◆ **Written task**
Set down, exactly as written, only the lines starting with the one that holds "Generate a LaTeX" and ending with the one that holds "(0,0) rectangle (952,569);".

◆ **Entries supplied**
+ + + + +

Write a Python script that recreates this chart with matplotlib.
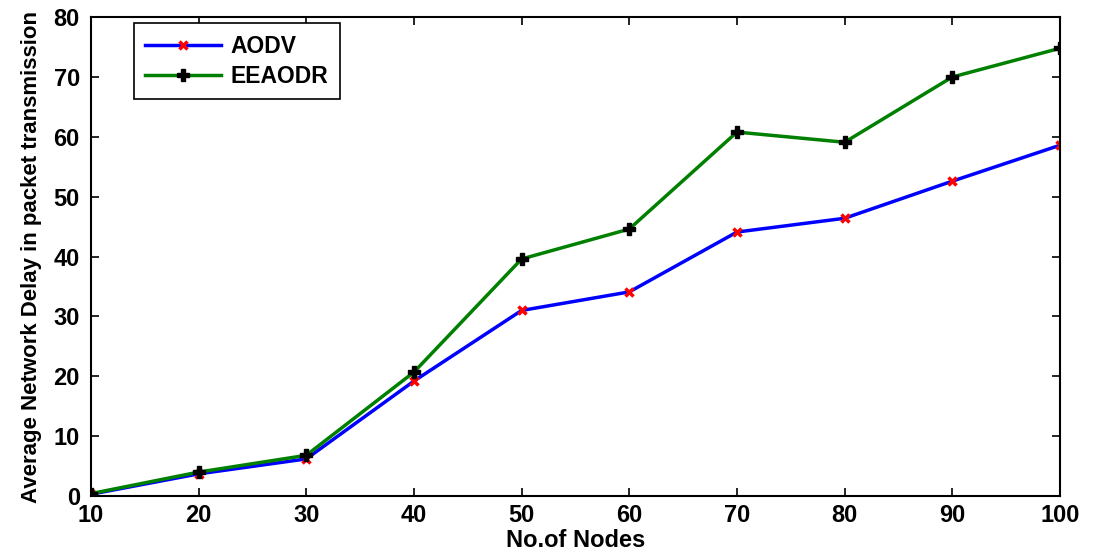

+ + + + +

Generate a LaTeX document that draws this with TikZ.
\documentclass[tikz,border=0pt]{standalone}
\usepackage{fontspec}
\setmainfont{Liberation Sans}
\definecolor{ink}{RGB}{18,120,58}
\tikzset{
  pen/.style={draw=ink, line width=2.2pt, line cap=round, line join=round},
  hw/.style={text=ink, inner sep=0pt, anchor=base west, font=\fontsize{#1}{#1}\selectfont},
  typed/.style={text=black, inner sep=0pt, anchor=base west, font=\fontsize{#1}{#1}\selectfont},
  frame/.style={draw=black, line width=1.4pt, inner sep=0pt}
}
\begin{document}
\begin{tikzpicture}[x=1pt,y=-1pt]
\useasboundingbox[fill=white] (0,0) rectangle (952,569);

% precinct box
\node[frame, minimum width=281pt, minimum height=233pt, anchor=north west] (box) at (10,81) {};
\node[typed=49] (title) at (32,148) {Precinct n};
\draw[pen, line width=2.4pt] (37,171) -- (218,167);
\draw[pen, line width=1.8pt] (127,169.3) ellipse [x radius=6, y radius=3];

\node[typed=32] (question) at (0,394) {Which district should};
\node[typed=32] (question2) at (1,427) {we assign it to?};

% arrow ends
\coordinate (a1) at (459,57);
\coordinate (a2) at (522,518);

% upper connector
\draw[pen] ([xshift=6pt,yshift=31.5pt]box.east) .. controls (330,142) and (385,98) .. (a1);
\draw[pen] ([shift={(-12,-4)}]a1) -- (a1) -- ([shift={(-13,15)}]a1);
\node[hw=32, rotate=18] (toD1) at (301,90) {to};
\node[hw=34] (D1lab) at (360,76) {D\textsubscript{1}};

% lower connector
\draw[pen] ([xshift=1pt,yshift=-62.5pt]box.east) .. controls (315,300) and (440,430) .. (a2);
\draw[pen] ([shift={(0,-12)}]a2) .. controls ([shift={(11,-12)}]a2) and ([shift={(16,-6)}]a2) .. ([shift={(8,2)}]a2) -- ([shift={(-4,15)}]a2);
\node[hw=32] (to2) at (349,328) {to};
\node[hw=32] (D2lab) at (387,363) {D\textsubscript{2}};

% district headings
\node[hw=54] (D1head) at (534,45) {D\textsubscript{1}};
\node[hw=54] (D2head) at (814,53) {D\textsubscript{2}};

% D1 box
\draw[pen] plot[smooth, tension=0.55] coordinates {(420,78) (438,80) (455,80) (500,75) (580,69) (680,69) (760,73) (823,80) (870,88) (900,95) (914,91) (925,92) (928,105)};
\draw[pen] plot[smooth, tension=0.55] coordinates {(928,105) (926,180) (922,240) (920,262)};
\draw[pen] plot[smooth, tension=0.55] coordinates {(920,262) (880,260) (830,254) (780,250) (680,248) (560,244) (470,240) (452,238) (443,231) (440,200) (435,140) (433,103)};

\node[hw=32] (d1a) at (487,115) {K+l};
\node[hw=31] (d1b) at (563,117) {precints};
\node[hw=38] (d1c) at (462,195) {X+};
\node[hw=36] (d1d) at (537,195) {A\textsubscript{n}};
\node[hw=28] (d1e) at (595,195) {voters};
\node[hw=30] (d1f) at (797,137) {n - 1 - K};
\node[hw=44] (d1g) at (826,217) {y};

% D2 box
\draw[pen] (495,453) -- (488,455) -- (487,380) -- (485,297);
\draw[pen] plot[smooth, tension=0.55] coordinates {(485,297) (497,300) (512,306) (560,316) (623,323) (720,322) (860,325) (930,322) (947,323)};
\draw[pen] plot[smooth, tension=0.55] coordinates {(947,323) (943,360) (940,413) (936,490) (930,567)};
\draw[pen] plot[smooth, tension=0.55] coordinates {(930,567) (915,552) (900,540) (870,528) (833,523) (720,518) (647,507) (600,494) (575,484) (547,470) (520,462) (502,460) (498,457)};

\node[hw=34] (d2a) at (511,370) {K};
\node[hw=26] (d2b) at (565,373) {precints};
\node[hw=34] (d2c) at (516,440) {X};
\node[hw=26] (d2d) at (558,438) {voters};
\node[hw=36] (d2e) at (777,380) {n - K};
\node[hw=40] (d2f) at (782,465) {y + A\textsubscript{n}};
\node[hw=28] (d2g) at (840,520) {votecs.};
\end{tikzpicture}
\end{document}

+ + + + +

◆ **Reply to the task**
Generate a LaTeX document that draws this with TikZ.
\documentclass[tikz,border=0pt]{standalone}
\usepackage{fontspec}
\setmainfont{Liberation Sans}
\definecolor{ink}{RGB}{18,120,58}
\tikzset{
  pen/.style={draw=ink, line width=2.2pt, line cap=round, line join=round},
  hw/.style={text=ink, inner sep=0pt, anchor=base west, font=\fontsize{#1}{#1}\selectfont},
  typed/.style={text=black, inner sep=0pt, anchor=base west, font=\fontsize{#1}{#1}\selectfont},
  frame/.style={draw=black, line width=1.4pt, inner sep=0pt}
}
\begin{document}
\begin{tikzpicture}[x=1pt,y=-1pt]
\useasboundingbox[fill=white] (0,0) rectangle (952,569);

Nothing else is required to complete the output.